The primary disadvantages of the above methods of roughening a reflective surface is that they either do not make the surface rough enough or they do not make the roughness random enough to enable the surface to function as an isotropic diffuse reflector for far-infrared wavelengths. If the surface is not rough enough (i.e., .lambda. is larger than 2.sigma.) the reflectance will not be perfectly diffuse and it will have an enhancement or peak in the specular direction which gets longer at longer wavelengths. If the roughness is non-random, the non-randomness will create diffraction effects which favor particular off-specular directions of reflection, thus making the diffuse reflectance non-isotropic.
Other general methods for roughening a surface include electric discharge machining (EDM). U.S. Pat. No. 3,754,873 (Bills et al.) discloses a cold rolled sheet having a roughened surface formed by projections of such shape and arrangement that the visual appearance of the surface of the sheet is relatively constant. This sheet is disclosed as having an r.m.s. roughness .sigma. between 0.56 and 11.1 micrometers (Ra between 20 and 400 microinches). The steel sheet so produced is taken up on a coiler and there is no disclosure of the sheet being utilized for optical purposes, e.g., as a reflector for light at any wavelength.

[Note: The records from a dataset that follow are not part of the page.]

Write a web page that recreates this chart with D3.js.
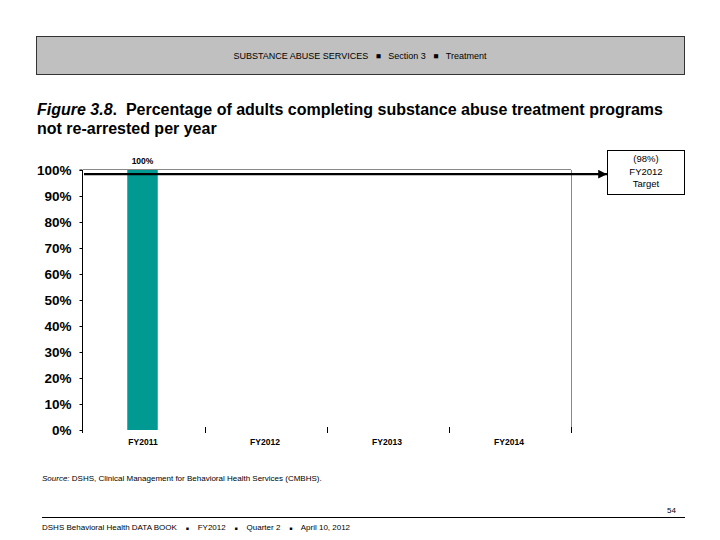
<!DOCTYPE html>
<html>
<head>
<meta charset="utf-8">
<script src="https://cdn.jsdelivr.net/npm/d3@7"></script>
<style>
  body { margin: 0; background: #fff; }
  text { font-family: "Liberation Sans", Arial, sans-serif; white-space: pre; }
</style>
</head>
<body>
<div id="chart"></div>
<script>
const years = ['FY2011', 'FY2012', 'FY2013', 'FY2014'];
const values = [100, null, null, null];
const targetValue = 98;
const targetLines = ['(98%)', 'FY2012', 'Target'];
const yTicks = [0, 10, 20, 30, 40, 50, 60, 70, 80, 90, 100];

const width = 720, height = 540;
const svg = d3.select('#chart').append('svg')
  .attr('width', width)
  .attr('height', height);

// header band
svg.append('rect')
  .attr('x', 36.5).attr('y', 36.5)
  .attr('width', 648).attr('height', 38)
  .attr('fill', '#c0c0c0').attr('stroke', '#333');

const hdr = svg.append('text')
  .attr('x', 360).attr('y', 59)
  .attr('text-anchor', 'middle')
  .attr('font-size', 9);
hdr.append('tspan').text('SUBSTANCE ABUSE SERVICES   ');
hdr.append('tspan').text('\u25A0').attr('font-size', 8.5);
hdr.append('tspan').text('   Section 3   ');
hdr.append('tspan').text('\u25A0').attr('font-size', 8.5);
hdr.append('tspan').text('   Treatment');

// title
const t1 = svg.append('text').attr('x', 37).attr('y', 115)
  .attr('font-size', 16).attr('font-weight', 'bold');
t1.append('tspan').attr('font-style', 'italic').text('Figure 3.8');
t1.append('tspan').text('.  Percentage of adults completing substance abuse treatment programs');
svg.append('text').attr('x', 37).attr('y', 134)
  .attr('font-size', 16).attr('font-weight', 'bold')
  .text('not re-arrested per year');

// chart
const x0 = 83, x1 = 571, yTop = 170, yBot = 430;
const x = d3.scaleBand().domain(years).range([x0, x1]).paddingInner(0).paddingOuter(0);
const y = d3.scaleLinear().domain([0, 100]).range([yBot, yTop]);

// plot frame top + right (gray)
svg.append('line')
  .attr('x1', x0).attr('x2', x1)
  .attr('y1', y(100) - 0.5).attr('y2', y(100) - 0.5)
  .attr('stroke', '#888');
svg.append('line')
  .attr('x1', x1 + 0.5).attr('x2', x1 + 0.5)
  .attr('y1', y(100)).attr('y2', yBot)
  .attr('stroke', '#888');

// bars
const barW = x.bandwidth() * 0.25;
const barData = years.map((d, i) => ({ year: d, v: values[i] })).filter(d => d.v != null);
svg.selectAll('rect.bar')
  .data(barData)
  .join('rect')
  .attr('class', 'bar')
  .attr('x', d => x(d.year) + x.bandwidth() / 2 - barW / 2 - 1.5)
  .attr('width', barW)
  .attr('y', d => y(d.v))
  .attr('height', d => y(0) - y(d.v))
  .attr('fill', '#009a93');

svg.selectAll('text.barlab')
  .data(barData)
  .join('text')
  .attr('class', 'barlab')
  .attr('x', d => x(d.year) + x.bandwidth() / 2 - 1.5)
  .attr('y', d => y(d.v) - 6)
  .attr('text-anchor', 'middle')
  .attr('font-size', 8.5).attr('font-weight', 'bold')
  .text(d => d.v + '%');

// y axis
const yAxis = svg.append('g')
  .attr('transform', `translate(${x0 - 0.5},0)`)
  .call(d3.axisLeft(y).tickValues(yTicks).tickSize(3).tickFormat(d => d + '%'));
yAxis.select('.domain').attr('d', `M-3,${yTop}H0V${yBot + 3}`).attr('stroke', '#000');
yAxis.selectAll('.tick line').attr('stroke', '#000');
yAxis.selectAll('.tick text')
  .attr('x', -11)
  .attr('font-size', 13.5).attr('font-weight', 'bold')
  .attr('font-family', '"Liberation Sans", Arial, sans-serif')
  .attr('fill', '#000');

// x axis ticks (no baseline)
const xTickPos = years.map(d => x(d) + x.bandwidth());
svg.selectAll('line.xtick')
  .data(xTickPos)
  .join('line')
  .attr('class', 'xtick')
  .attr('x1', d => Math.round(d) + 0.5).attr('x2', d => Math.round(d) + 0.5)
  .attr('y1', yBot - 3).attr('y2', yBot + 3)
  .attr('stroke', '#000');
svg.selectAll('text.xlab')
  .data(years)
  .join('text')
  .attr('class', 'xlab')
  .attr('x', d => x(d) + x.bandwidth() / 2 - 1)
  .attr('y', yBot + 15)
  .attr('text-anchor', 'middle')
  .attr('font-size', 8.5).attr('font-weight', 'bold')
  .text(d => d);

// target line with arrow
svg.append('defs').append('marker')
  .attr('id', 'arr')
  .attr('viewBox', '0 0 10 10')
  .attr('refX', 10).attr('refY', 5)
  .attr('markerWidth', 4).attr('markerHeight', 4)
  .attr('orient', 'auto')
  .append('path').attr('d', 'M0,0L10,5L0,10Z').attr('fill', '#000');
svg.append('line')
  .attr('x1', x0 + 1).attr('x2', 607)
  .attr('y1', y(targetValue) - 1).attr('y2', y(targetValue) - 1)
  .attr('stroke', '#000').attr('stroke-width', 2.2)
  .attr('marker-end', 'url(#arr)');

// target box
svg.append('rect')
  .attr('x', 607.5).attr('y', 150.5)
  .attr('width', 77).attr('height', 44)
  .attr('fill', '#fff').attr('stroke', '#000');
svg.selectAll('text.tgt')
  .data(targetLines)
  .join('text')
  .attr('class', 'tgt')
  .attr('x', 646).attr('y', (d, i) => 162 + i * 12.5)
  .attr('text-anchor', 'middle')
  .attr('font-size', 9.5)
  .text(d => d);

// source
const src = svg.append('text').attr('x', 42).attr('y', 481).attr('font-size', 8);
src.append('tspan').attr('font-style', 'italic').text('Source:');
src.append('tspan').text(' DSHS, Clinical Management for Behavioral Health Services (CMBHS).');

// footer
svg.append('text').attr('x', 676).attr('y', 513)
  .attr('text-anchor', 'end').attr('font-size', 8).text('54');
svg.append('line')
  .attr('x1', 42).attr('x2', 685)
  .attr('y1', 517.5).attr('y2', 517.5)
  .attr('stroke', '#000');
const ft = svg.append('text').attr('x', 42).attr('y', 530).attr('font-size', 8);
ft.append('tspan').text('DSHS Behavioral Health DATA BOOK    ');
ft.append('tspan').attr('font-size', 5).text('\u25A0');
ft.append('tspan').text('    FY2012    ');
ft.append('tspan').attr('font-size', 5).text('\u25A0');
ft.append('tspan').text('    Quarter 2    ');
ft.append('tspan').attr('font-size', 5).text('\u25A0');
ft.append('tspan').text('    April 10, 2012');
</script>
</body>
</html>
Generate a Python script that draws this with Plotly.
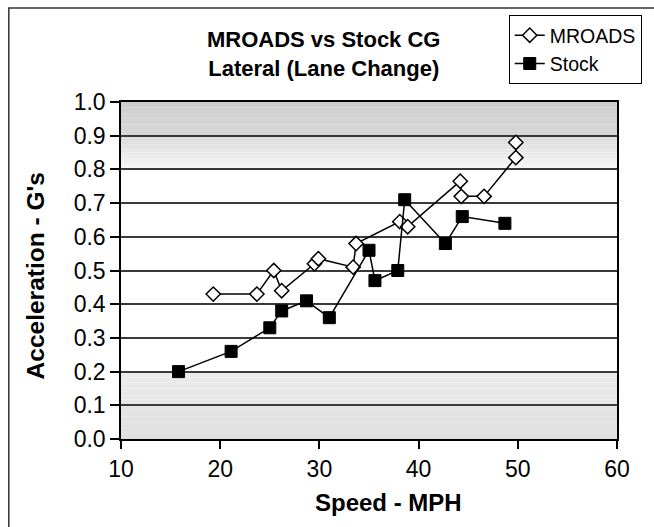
import plotly.graph_objects as go

# Lateral acceleration during a lane change, MROADS vs stock CG
mroads_speed = [19.3, 23.7, 25.4, 26.2, 29.5, 29.9, 33.4, 33.7, 38.1, 38.9, 44.2, 44.3, 46.6, 49.8, 49.8]
mroads_accel = [0.43, 0.43, 0.50, 0.44, 0.52, 0.535, 0.51, 0.58, 0.645, 0.63, 0.765, 0.72, 0.72, 0.835, 0.88]

stock_speed = [15.8, 21.1, 25.0, 26.2, 28.7, 31.0, 35.0, 35.6, 37.9, 38.6, 42.7, 44.4, 48.7]
stock_accel = [0.20, 0.26, 0.33, 0.38, 0.41, 0.36, 0.56, 0.47, 0.50, 0.71, 0.58, 0.66, 0.64]

x_ticks = [10, 20, 30, 40, 50, 60]
y_ticks = [round(0.1 * i, 1) for i in range(11)]

W, H = 654, 527
L, R, T, B = 121, 29, 102, 88
PW, PH = W - L - R, H - T - B


def px(x):
    return (x - L) / PW


def py(y):
    return (H - B - y) / PH


FONT = "Liberation Sans, Arial, sans-serif"

fig = go.Figure()
fig.add_trace(go.Scatter(
    x=mroads_speed, y=mroads_accel, name="MROADS", mode="lines+markers",
    line=dict(color="black", width=1.5),
    marker=dict(symbol="diamond", size=11, color="white",
                line=dict(color="black", width=1.5)),
))
fig.add_trace(go.Scatter(
    x=stock_speed, y=stock_accel, name="Stock", mode="lines+markers",
    line=dict(color="black", width=1.5),
    marker=dict(symbol="square", size=12, color="black",
                line=dict(color="black", width=1)),
))

shapes = []


def band(y0, y1, c0, c1, steps):
    # vertical grey gradient from c0 (at y0) to c1 (at y1)
    for i in range(steps):
        a = y0 + (y1 - y0) * i / steps
        b = y0 + (y1 - y0) * (i + 1) / steps
        t = (i + 0.5) / steps
        g = round(c0 + (c1 - c0) * t)
        shapes.append(dict(type="rect", xref="x", yref="y", x0=10, x1=60, y0=a, y1=b,
                           fillcolor=f"rgb({g},{g},{g})", line=dict(width=0), layer="below"))


band(0.9, 1.0, 216, 204, 6)
band(0.8, 0.9, 248, 216, 12)
band(0.0, 0.2, 222, 236, 12)

# outer chart frame
shapes.append(dict(type="rect", xref="paper", yref="paper",
                   x0=px(7), x1=px(W + 20), y0=py(H + 20), y1=py(8),
                   line=dict(color="#333", width=1.5), layer="below"))

annotations = [
    dict(text="<b>Speed - MPH</b>", xref="paper", yref="paper",
         x=px(393), y=py(503), xanchor="center", yanchor="middle",
         showarrow=False, font=dict(size=24, family=FONT)),
    dict(text="<b>Acceleration - G's</b>", xref="paper", yref="paper",
         x=px(34), y=py(276), xanchor="center", yanchor="middle", textangle=-90,
         showarrow=False, font=dict(size=24.5, family=FONT)),
]

fig.update_layout(
    width=W, height=H,
    margin=dict(l=L, r=R, t=T, b=B),
    paper_bgcolor="white", plot_bgcolor="white",
    font=dict(family=FONT, color="black"),
    shapes=shapes,
    annotations=annotations,
    title=dict(
        text="<b>MROADS vs Stock CG<br>Lateral (Lane Change)</b>",
        font=dict(size=22, family=FONT), x=px(327), xanchor="center",
        y=1 - 47 / H, yanchor="middle", xref="paper", yref="container",
    ),
    legend=dict(
        x=px(515), y=py(15), xanchor="left", yanchor="top",
        bordercolor="black", borderwidth=1, bgcolor="white",
        font=dict(size=19.5, family=FONT), tracegroupgap=3,
    ),
    showlegend=True,
)

fig.update_xaxes(
    range=[10, 60], tickvals=x_ticks, ticktext=[str(v) for v in x_ticks],
    showgrid=False, zeroline=False,
    showline=True, linecolor="black", linewidth=2, mirror=True,
    ticks="outside", ticklen=8, tickwidth=1.5, tickcolor="black",
    tickfont=dict(size=23),
)
fig.update_yaxes(
    range=[0, 1], tickvals=y_ticks, ticktext=[f"{v:.1f}" for v in y_ticks],
    showgrid=True, gridcolor="#3a3a3a", gridwidth=1.5, zeroline=False,
    showline=True, linecolor="black", linewidth=1.5, mirror=True,
    ticks="outside", ticklen=9, tickwidth=1.5, tickcolor="black",
    tickfont=dict(size=23),
)

fig.write_html("out.html")
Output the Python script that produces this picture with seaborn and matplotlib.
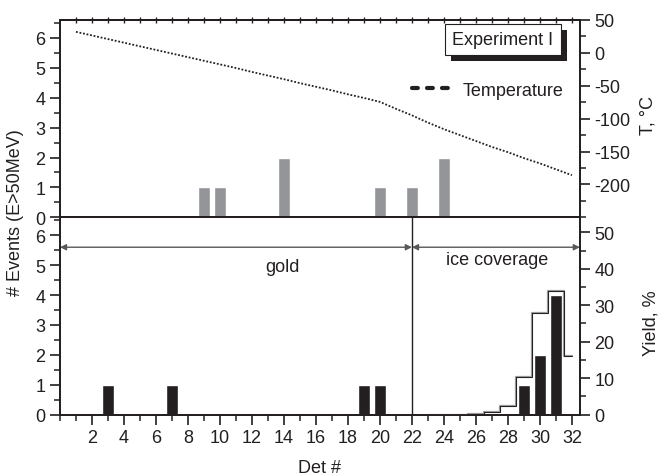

U.S. Pat. No. 4,589,972 (Pompea et al.) discloses a coating which is optically black in the infrared region, i.e. one that absorbs the infrared part of the spectrum of light. This absorption is provided by the anodization and dyeing process, disclosed in U.S. Pat. No. 4,111,762, applied to a substrate that has a random series of "surface modifications" having an approximate width of about 100 microns and a depth of about 50 microns. The Pompea et al patent discloses that one method of creating such surface modifications is by an EDM process, but the patent does not suggest the use of such an EDM process for producing a reflective surface.
Other U.S. patents of general interest include 4,203,028 (Brumann); 4,655,136 (Reiss et al.); and 3,669,867 (Adachi) which disclose various methods of etching sheets.